[Start]

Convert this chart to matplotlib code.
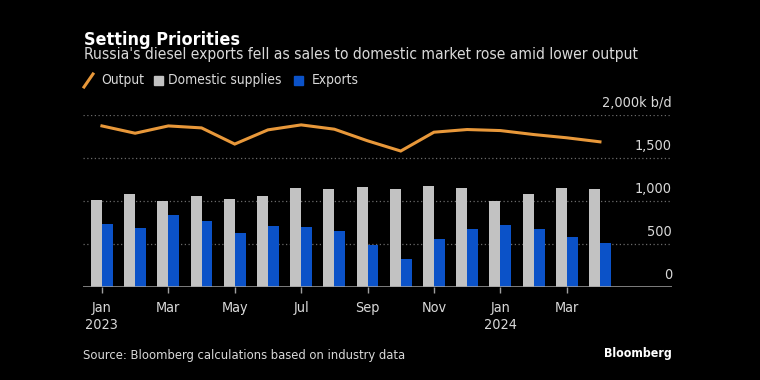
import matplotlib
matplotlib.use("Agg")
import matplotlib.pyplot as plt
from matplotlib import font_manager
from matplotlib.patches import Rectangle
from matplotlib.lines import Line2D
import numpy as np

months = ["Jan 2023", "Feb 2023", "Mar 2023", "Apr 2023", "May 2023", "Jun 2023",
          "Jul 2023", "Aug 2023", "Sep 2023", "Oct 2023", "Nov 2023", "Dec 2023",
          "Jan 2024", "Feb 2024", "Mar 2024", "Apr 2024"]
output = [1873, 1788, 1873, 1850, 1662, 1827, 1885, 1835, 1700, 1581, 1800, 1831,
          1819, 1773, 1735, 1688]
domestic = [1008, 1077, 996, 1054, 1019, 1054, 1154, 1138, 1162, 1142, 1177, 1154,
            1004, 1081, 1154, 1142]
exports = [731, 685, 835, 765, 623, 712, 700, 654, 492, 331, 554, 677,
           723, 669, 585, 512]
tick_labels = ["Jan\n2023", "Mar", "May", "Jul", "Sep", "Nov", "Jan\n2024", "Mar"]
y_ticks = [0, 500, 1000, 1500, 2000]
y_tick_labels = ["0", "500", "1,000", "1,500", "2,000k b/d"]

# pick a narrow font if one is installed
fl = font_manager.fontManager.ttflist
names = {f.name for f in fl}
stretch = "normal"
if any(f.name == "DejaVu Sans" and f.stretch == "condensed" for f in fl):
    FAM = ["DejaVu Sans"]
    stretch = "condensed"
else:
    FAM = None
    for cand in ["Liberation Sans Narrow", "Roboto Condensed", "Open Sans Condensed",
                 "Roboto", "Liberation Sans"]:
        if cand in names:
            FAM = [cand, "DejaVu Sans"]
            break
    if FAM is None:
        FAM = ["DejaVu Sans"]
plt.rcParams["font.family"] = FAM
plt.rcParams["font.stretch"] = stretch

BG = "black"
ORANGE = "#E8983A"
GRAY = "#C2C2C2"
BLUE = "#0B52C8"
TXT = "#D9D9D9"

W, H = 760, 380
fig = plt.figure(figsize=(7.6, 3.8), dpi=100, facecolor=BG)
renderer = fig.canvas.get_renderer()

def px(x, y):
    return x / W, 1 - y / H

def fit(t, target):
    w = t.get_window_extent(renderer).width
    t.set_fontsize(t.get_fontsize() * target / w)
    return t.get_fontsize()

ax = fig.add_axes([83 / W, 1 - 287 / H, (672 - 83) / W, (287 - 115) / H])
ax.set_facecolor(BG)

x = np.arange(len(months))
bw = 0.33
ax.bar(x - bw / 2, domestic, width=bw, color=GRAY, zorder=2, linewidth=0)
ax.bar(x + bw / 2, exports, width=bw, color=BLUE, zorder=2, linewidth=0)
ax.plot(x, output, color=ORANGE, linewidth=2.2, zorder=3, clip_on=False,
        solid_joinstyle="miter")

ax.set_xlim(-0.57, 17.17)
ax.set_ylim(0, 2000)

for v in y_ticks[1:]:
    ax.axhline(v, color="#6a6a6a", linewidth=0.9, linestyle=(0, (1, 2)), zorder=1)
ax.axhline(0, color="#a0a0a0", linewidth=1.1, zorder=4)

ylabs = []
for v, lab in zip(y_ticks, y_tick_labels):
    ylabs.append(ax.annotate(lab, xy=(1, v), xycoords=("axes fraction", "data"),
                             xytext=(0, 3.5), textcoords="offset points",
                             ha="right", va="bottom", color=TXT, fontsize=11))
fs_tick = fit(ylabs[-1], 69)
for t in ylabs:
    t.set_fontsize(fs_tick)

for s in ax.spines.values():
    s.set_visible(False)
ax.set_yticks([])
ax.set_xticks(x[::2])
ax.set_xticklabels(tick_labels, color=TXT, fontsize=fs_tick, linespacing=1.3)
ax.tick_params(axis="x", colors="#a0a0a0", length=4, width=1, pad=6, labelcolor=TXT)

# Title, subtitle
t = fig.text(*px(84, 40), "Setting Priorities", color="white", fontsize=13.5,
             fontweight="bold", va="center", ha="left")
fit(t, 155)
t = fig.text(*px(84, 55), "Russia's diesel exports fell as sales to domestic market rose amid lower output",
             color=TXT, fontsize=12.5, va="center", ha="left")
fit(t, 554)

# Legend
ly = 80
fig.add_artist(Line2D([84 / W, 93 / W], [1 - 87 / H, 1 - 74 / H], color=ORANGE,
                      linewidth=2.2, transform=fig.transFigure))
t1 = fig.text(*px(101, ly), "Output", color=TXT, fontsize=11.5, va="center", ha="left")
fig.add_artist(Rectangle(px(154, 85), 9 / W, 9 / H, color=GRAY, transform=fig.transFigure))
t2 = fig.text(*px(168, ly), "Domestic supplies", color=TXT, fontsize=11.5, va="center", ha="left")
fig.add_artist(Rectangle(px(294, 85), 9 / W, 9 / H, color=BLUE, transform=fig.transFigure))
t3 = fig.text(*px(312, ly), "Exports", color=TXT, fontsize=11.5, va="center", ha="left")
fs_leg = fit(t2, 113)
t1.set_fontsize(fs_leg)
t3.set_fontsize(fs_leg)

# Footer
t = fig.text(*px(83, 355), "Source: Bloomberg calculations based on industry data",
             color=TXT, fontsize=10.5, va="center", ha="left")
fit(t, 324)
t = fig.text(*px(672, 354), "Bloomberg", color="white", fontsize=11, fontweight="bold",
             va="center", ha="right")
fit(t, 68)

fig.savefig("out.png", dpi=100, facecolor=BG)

[End]
[Start]

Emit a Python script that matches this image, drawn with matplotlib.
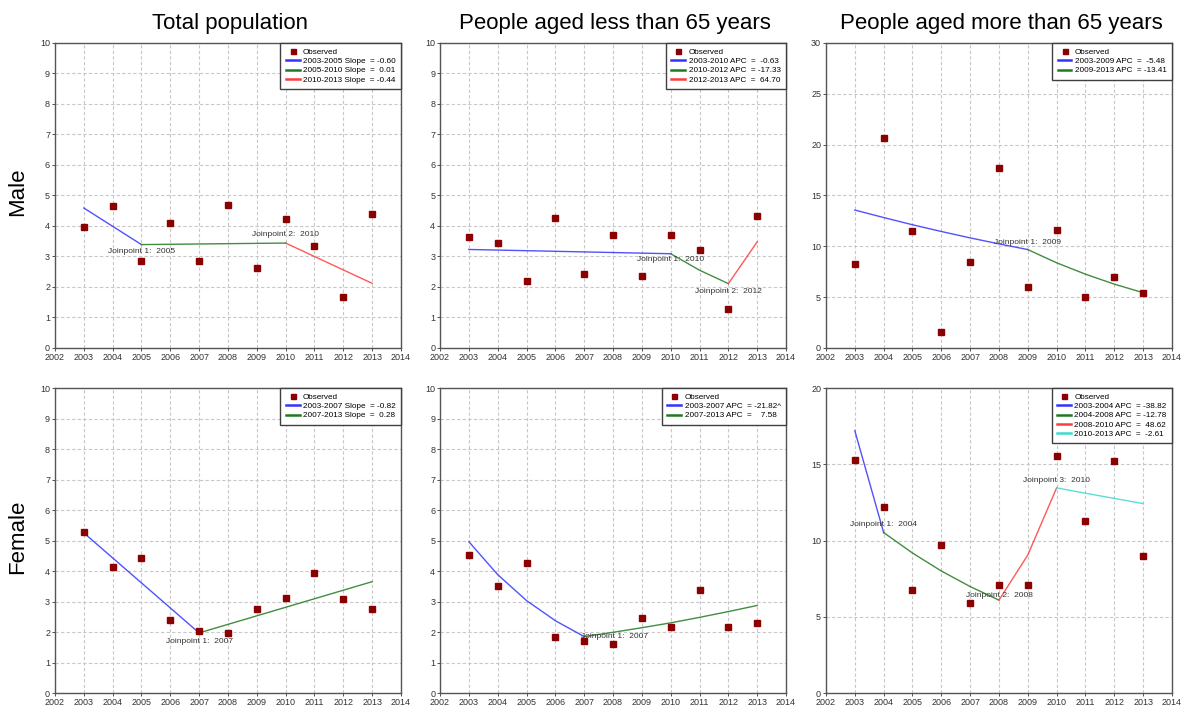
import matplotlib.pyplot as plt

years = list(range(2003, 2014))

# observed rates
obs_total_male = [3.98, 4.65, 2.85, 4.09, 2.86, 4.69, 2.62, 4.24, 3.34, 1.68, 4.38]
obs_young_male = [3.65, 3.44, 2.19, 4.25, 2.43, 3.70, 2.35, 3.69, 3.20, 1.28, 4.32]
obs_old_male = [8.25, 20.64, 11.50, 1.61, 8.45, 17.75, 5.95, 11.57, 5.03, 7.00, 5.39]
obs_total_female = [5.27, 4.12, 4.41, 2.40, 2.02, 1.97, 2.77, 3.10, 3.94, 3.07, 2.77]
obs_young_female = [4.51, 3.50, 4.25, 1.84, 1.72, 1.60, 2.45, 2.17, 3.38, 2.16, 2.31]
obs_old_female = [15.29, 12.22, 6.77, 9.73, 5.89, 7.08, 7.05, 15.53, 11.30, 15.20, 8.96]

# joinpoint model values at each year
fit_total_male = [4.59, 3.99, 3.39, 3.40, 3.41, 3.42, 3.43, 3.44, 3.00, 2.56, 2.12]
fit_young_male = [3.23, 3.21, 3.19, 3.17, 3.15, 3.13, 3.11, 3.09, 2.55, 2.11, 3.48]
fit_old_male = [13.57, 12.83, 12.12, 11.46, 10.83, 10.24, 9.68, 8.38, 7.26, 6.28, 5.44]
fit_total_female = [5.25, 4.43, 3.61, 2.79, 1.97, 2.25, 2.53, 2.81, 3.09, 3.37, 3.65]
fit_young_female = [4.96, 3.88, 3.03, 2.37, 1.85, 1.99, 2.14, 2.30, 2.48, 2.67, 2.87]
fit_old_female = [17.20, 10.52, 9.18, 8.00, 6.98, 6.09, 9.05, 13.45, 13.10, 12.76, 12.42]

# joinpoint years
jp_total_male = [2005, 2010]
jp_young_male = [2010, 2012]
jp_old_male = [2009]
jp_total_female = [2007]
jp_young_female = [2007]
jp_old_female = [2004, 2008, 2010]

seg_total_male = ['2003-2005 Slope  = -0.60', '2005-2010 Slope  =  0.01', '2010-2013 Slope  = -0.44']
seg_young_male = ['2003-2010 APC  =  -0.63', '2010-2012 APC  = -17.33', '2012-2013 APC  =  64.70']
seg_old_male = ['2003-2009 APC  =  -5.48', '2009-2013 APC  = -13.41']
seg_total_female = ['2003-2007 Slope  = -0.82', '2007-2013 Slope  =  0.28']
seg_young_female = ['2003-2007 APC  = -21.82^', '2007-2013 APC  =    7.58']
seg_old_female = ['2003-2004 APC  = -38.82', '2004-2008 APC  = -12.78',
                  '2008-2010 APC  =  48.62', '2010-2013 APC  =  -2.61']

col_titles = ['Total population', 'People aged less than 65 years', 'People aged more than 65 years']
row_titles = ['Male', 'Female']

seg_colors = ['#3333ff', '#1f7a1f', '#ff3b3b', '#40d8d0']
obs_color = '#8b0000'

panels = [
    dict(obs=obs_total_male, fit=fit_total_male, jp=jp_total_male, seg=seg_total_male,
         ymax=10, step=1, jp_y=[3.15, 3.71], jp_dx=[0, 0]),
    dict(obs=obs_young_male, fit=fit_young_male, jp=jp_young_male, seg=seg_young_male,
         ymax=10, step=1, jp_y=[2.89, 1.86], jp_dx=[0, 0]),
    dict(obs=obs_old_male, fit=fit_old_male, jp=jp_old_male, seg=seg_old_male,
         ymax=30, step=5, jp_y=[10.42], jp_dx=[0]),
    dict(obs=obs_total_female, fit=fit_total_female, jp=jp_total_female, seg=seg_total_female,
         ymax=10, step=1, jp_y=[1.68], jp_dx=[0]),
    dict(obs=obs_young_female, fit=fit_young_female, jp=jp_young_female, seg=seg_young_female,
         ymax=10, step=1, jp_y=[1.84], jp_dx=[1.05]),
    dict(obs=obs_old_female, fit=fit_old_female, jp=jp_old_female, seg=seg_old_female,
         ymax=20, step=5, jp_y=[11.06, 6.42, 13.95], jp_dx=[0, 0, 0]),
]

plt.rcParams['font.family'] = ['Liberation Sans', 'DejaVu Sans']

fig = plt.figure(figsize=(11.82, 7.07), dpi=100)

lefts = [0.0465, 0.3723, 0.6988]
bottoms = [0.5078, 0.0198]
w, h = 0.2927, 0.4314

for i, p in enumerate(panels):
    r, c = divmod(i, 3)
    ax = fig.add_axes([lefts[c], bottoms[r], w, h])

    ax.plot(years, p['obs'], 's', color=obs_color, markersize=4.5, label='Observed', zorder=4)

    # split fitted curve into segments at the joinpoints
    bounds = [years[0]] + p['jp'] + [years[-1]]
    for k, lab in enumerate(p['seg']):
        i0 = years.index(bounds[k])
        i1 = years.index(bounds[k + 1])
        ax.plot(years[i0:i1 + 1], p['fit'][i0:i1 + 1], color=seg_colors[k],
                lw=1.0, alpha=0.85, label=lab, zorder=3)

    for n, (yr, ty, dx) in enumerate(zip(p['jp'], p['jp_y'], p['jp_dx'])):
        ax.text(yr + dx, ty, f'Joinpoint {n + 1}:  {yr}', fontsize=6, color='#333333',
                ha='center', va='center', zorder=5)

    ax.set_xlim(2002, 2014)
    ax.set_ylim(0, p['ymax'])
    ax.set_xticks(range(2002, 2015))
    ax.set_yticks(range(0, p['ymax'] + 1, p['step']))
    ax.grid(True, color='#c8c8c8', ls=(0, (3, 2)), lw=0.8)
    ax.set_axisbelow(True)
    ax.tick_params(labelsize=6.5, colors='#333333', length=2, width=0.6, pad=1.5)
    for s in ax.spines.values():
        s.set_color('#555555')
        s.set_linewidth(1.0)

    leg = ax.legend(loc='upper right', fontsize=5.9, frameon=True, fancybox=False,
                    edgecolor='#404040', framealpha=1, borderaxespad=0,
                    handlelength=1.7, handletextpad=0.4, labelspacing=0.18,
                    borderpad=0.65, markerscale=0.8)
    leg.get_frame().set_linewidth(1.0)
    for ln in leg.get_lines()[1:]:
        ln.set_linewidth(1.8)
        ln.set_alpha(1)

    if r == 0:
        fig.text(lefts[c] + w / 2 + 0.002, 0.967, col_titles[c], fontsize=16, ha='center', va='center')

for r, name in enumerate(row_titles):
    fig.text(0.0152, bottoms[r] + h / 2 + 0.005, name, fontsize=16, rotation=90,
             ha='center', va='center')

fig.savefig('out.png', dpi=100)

[End]

Task instructions:
Copy out, exactly, every line from the one that contains "Convert this chart to matplotlib code." through the one that contains "import numpy as np". Pictures stay out of the copy.

Solution:
Convert this chart to matplotlib code.
import matplotlib
matplotlib.use("Agg")
import matplotlib.pyplot as plt
from matplotlib import font_manager
from matplotlib.patches import Rectangle
from matplotlib.lines import Line2D
import numpy as np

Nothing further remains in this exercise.